# START OF MATERIAL

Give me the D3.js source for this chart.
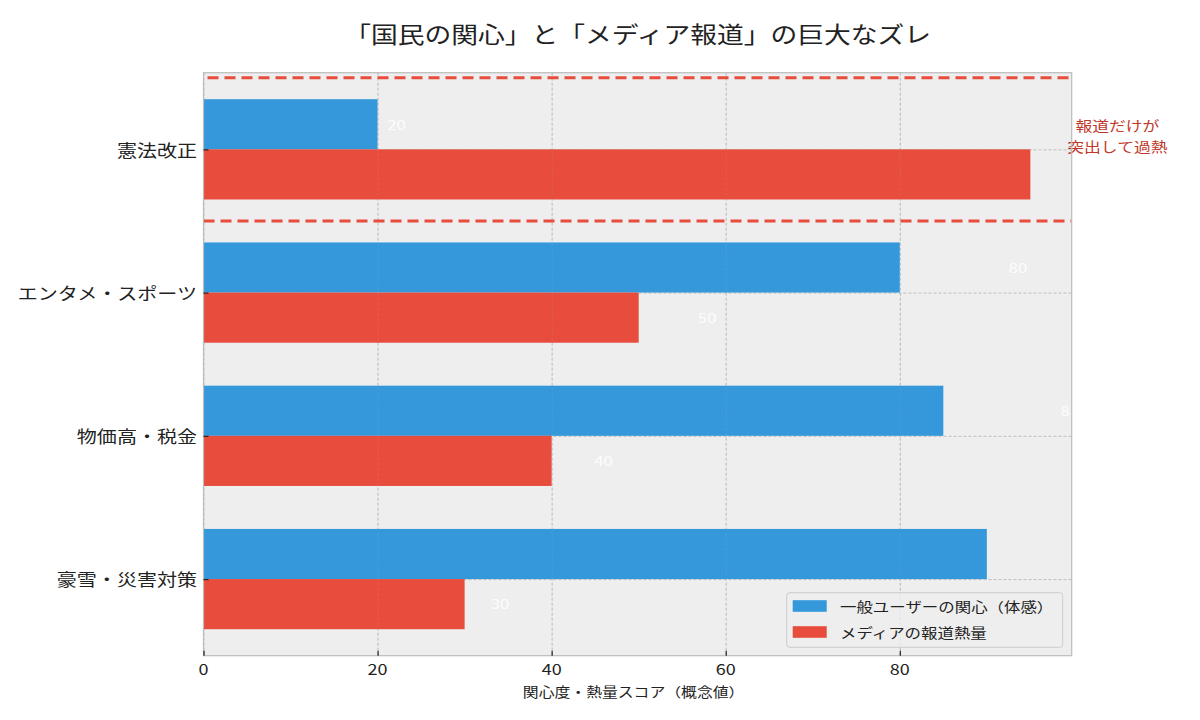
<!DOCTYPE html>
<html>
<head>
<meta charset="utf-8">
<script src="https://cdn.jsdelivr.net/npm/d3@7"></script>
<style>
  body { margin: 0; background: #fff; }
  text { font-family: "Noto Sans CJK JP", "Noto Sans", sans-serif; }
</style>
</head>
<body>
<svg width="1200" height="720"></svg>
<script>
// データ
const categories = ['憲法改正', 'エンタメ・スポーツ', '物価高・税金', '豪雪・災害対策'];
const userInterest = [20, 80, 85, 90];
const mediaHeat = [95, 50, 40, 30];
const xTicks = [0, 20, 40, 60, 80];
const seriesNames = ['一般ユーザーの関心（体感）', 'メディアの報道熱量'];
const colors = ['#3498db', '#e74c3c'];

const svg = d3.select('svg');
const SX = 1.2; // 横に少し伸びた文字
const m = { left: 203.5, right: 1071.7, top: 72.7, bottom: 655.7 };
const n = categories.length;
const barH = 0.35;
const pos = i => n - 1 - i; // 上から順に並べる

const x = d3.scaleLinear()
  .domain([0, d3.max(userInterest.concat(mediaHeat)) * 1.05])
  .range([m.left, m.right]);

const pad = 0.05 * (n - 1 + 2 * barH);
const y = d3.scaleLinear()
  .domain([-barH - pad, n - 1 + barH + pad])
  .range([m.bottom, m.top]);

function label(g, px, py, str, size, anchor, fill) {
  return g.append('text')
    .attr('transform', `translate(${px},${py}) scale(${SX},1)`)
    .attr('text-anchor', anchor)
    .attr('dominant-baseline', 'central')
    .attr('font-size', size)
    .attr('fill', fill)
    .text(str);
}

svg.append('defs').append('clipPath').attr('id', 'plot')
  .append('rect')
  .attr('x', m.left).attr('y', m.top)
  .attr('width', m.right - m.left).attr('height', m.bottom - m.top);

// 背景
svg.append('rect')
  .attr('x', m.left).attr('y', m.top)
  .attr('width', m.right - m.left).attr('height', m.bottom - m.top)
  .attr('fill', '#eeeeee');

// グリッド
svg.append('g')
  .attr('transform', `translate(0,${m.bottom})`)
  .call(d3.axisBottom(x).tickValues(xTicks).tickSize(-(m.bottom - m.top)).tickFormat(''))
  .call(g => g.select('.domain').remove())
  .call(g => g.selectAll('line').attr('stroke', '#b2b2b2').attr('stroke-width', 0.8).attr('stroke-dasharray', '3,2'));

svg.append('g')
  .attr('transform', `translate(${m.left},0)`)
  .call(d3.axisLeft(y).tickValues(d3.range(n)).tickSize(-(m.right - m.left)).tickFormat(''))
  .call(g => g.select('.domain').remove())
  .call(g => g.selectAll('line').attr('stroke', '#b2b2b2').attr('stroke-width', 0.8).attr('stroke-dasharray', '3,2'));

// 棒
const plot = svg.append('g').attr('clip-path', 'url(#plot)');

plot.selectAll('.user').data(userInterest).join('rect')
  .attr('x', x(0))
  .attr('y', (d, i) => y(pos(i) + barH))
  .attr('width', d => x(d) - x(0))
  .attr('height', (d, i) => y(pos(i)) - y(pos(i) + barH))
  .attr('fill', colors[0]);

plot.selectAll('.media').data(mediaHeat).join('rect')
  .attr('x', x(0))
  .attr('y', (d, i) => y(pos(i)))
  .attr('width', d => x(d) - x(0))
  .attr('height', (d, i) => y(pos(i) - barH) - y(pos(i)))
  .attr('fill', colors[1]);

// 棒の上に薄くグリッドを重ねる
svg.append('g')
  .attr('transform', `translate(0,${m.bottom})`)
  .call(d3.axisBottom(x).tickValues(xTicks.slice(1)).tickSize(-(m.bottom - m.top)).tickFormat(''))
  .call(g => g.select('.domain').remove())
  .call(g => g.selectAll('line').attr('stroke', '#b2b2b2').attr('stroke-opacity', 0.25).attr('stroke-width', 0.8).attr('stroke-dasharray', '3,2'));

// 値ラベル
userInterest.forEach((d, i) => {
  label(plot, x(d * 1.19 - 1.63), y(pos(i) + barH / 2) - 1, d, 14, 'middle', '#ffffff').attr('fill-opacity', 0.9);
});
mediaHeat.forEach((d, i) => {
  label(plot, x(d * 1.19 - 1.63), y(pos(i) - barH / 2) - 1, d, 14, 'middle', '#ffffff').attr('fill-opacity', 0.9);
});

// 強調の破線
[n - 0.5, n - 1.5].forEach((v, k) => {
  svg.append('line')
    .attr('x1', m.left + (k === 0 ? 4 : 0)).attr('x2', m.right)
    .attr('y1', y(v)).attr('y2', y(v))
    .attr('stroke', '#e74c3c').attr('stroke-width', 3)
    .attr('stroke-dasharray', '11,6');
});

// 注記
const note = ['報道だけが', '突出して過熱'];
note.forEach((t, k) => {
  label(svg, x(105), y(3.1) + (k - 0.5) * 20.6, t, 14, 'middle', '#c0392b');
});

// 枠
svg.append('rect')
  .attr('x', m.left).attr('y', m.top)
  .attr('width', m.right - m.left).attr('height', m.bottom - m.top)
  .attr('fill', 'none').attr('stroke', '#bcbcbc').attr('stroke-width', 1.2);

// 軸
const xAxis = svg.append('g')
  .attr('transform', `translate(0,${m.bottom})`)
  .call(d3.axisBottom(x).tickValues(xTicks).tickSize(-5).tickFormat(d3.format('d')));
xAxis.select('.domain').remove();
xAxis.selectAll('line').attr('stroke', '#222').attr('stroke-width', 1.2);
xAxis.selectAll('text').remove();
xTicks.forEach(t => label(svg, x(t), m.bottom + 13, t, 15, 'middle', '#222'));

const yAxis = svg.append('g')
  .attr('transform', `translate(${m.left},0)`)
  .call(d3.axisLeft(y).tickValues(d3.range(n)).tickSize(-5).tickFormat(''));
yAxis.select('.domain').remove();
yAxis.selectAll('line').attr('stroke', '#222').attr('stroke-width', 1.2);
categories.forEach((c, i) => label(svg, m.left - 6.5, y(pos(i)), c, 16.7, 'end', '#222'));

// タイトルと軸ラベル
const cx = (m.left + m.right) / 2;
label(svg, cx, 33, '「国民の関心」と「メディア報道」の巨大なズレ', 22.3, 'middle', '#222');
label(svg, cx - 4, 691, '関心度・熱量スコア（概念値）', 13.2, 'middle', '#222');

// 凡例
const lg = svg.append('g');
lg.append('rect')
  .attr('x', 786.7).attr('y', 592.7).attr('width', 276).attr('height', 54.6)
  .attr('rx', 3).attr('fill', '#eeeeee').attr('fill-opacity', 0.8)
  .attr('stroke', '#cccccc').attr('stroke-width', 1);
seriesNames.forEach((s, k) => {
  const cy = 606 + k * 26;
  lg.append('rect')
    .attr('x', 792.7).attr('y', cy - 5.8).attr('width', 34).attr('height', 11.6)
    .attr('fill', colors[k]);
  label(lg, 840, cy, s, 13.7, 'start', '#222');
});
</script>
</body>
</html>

# END OF MATERIAL

## SHORT PROBLEM
Extract the full listing above verbatim; pictures are to be left out of the copy.

## RESULT
Give me the D3.js source for this chart.
<!DOCTYPE html>
<html>
<head>
<meta charset="utf-8">
<script src="https://cdn.jsdelivr.net/npm/d3@7"></script>
<style>
  body { margin: 0; background: #fff; }
  text { font-family: "Noto Sans CJK JP", "Noto Sans", sans-serif; }
</style>
</head>
<body>
<svg width="1200" height="720"></svg>
<script>
// データ
const categories = ['憲法改正', 'エンタメ・スポーツ', '物価高・税金', '豪雪・災害対策'];
const userInterest = [20, 80, 85, 90];
const mediaHeat = [95, 50, 40, 30];
const xTicks = [0, 20, 40, 60, 80];
const seriesNames = ['一般ユーザーの関心（体感）', 'メディアの報道熱量'];
const colors = ['#3498db', '#e74c3c'];

const svg = d3.select('svg');
const SX = 1.2; // 横に少し伸びた文字
const m = { left: 203.5, right: 1071.7, top: 72.7, bottom: 655.7 };
const n = categories.length;
const barH = 0.35;
const pos = i => n - 1 - i; // 上から順に並べる

const x = d3.scaleLinear()
  .domain([0, d3.max(userInterest.concat(mediaHeat)) * 1.05])
  .range([m.left, m.right]);

const pad = 0.05 * (n - 1 + 2 * barH);
const y = d3.scaleLinear()
  .domain([-barH - pad, n - 1 + barH + pad])
  .range([m.bottom, m.top]);

function label(g, px, py, str, size, anchor, fill) {
  return g.append('text')
    .attr('transform', `translate(${px},${py}) scale(${SX},1)`)
    .attr('text-anchor', anchor)
    .attr('dominant-baseline', 'central')
    .attr('font-size', size)
    .attr('fill', fill)
    .text(str);
}

svg.append('defs').append('clipPath').attr('id', 'plot')
  .append('rect')
  .attr('x', m.left).attr('y', m.top)
  .attr('width', m.right - m.left).attr('height', m.bottom - m.top);

// 背景
svg.append('rect')
  .attr('x', m.left).attr('y', m.top)
  .attr('width', m.right - m.left).attr('height', m.bottom - m.top)
  .attr('fill', '#eeeeee');

// グリッド
svg.append('g')
  .attr('transform', `translate(0,${m.bottom})`)
  .call(d3.axisBottom(x).tickValues(xTicks).tickSize(-(m.bottom - m.top)).tickFormat(''))
  .call(g => g.select('.domain').remove())
  .call(g => g.selectAll('line').attr('stroke', '#b2b2b2').attr('stroke-width', 0.8).attr('stroke-dasharray', '3,2'));

svg.append('g')
  .attr('transform', `translate(${m.left},0)`)
  .call(d3.axisLeft(y).tickValues(d3.range(n)).tickSize(-(m.right - m.left)).tickFormat(''))
  .call(g => g.select('.domain').remove())
  .call(g => g.selectAll('line').attr('stroke', '#b2b2b2').attr('stroke-width', 0.8).attr('stroke-dasharray', '3,2'));

// 棒
const plot = svg.append('g').attr('clip-path', 'url(#plot)');

plot.selectAll('.user').data(userInterest).join('rect')
  .attr('x', x(0))
  .attr('y', (d, i) => y(pos(i) + barH))
  .attr('width', d => x(d) - x(0))
  .attr('height', (d, i) => y(pos(i)) - y(pos(i) + barH))
  .attr('fill', colors[0]);

plot.selectAll('.media').data(mediaHeat).join('rect')
  .attr('x', x(0))
  .attr('y', (d, i) => y(pos(i)))
  .attr('width', d => x(d) - x(0))
  .attr('height', (d, i) => y(pos(i) - barH) - y(pos(i)))
  .attr('fill', colors[1]);

// 棒の上に薄くグリッドを重ねる
svg.append('g')
  .attr('transform', `translate(0,${m.bottom})`)
  .call(d3.axisBottom(x).tickValues(xTicks.slice(1)).tickSize(-(m.bottom - m.top)).tickFormat(''))
  .call(g => g.select('.domain').remove())
  .call(g => g.selectAll('line').attr('stroke', '#b2b2b2').attr('stroke-opacity', 0.25).attr('stroke-width', 0.8).attr('stroke-dasharray', '3,2'));

// 値ラベル
userInterest.forEach((d, i) => {
  label(plot, x(d * 1.19 - 1.63), y(pos(i) + barH / 2) - 1, d, 14, 'middle', '#ffffff').attr('fill-opacity', 0.9);
});
mediaHeat.forEach((d, i) => {
  label(plot, x(d * 1.19 - 1.63), y(pos(i) - barH / 2) - 1, d, 14, 'middle', '#ffffff').attr('fill-opacity', 0.9);
});

// 強調の破線
[n - 0.5, n - 1.5].forEach((v, k) => {
  svg.append('line')
    .attr('x1', m.left + (k === 0 ? 4 : 0)).attr('x2', m.right)
    .attr('y1', y(v)).attr('y2', y(v))
    .attr('stroke', '#e74c3c').attr('stroke-width', 3)
    .attr('stroke-dasharray', '11,6');
});

// 注記
const note = ['報道だけが', '突出して過熱'];
note.forEach((t, k) => {
  label(svg, x(105), y(3.1) + (k - 0.5) * 20.6, t, 14, 'middle', '#c0392b');
});

// 枠
svg.append('rect')
  .attr('x', m.left).attr('y', m.top)
  .attr('width', m.right - m.left).attr('height', m.bottom - m.top)
  .attr('fill', 'none').attr('stroke', '#bcbcbc').attr('stroke-width', 1.2);

// 軸
const xAxis = svg.append('g')
  .attr('transform', `translate(0,${m.bottom})`)
  .call(d3.axisBottom(x).tickValues(xTicks).tickSize(-5).tickFormat(d3.format('d')));
xAxis.select('.domain').remove();
xAxis.selectAll('line').attr('stroke', '#222').attr('stroke-width', 1.2);
xAxis.selectAll('text').remove();
xTicks.forEach(t => label(svg, x(t), m.bottom + 13, t, 15, 'middle', '#222'));

const yAxis = svg.append('g')
  .attr('transform', `translate(${m.left},0)`)
  .call(d3.axisLeft(y).tickValues(d3.range(n)).tickSize(-5).tickFormat(''));
yAxis.select('.domain').remove();
yAxis.selectAll('line').attr('stroke', '#222').attr('stroke-width', 1.2);
categories.forEach((c, i) => label(svg, m.left - 6.5, y(pos(i)), c, 16.7, 'end', '#222'));

// タイトルと軸ラベル
const cx = (m.left + m.right) / 2;
label(svg, cx, 33, '「国民の関心」と「メディア報道」の巨大なズレ', 22.3, 'middle', '#222');
label(svg, cx - 4, 691, '関心度・熱量スコア（概念値）', 13.2, 'middle', '#222');

// 凡例
const lg = svg.append('g');
lg.append('rect')
  .attr('x', 786.7).attr('y', 592.7).attr('width', 276).attr('height', 54.6)
  .attr('rx', 3).attr('fill', '#eeeeee').attr('fill-opacity', 0.8)
  .attr('stroke', '#cccccc').attr('stroke-width', 1);
seriesNames.forEach((s, k) => {
  const cy = 606 + k * 26;
  lg.append('rect')
    .attr('x', 792.7).attr('y', cy - 5.8).attr('width', 34).attr('height', 11.6)
    .attr('fill', colors[k]);
  label(lg, 840, cy, s, 13.7, 'start', '#222');
});
</script>
</body>
</html>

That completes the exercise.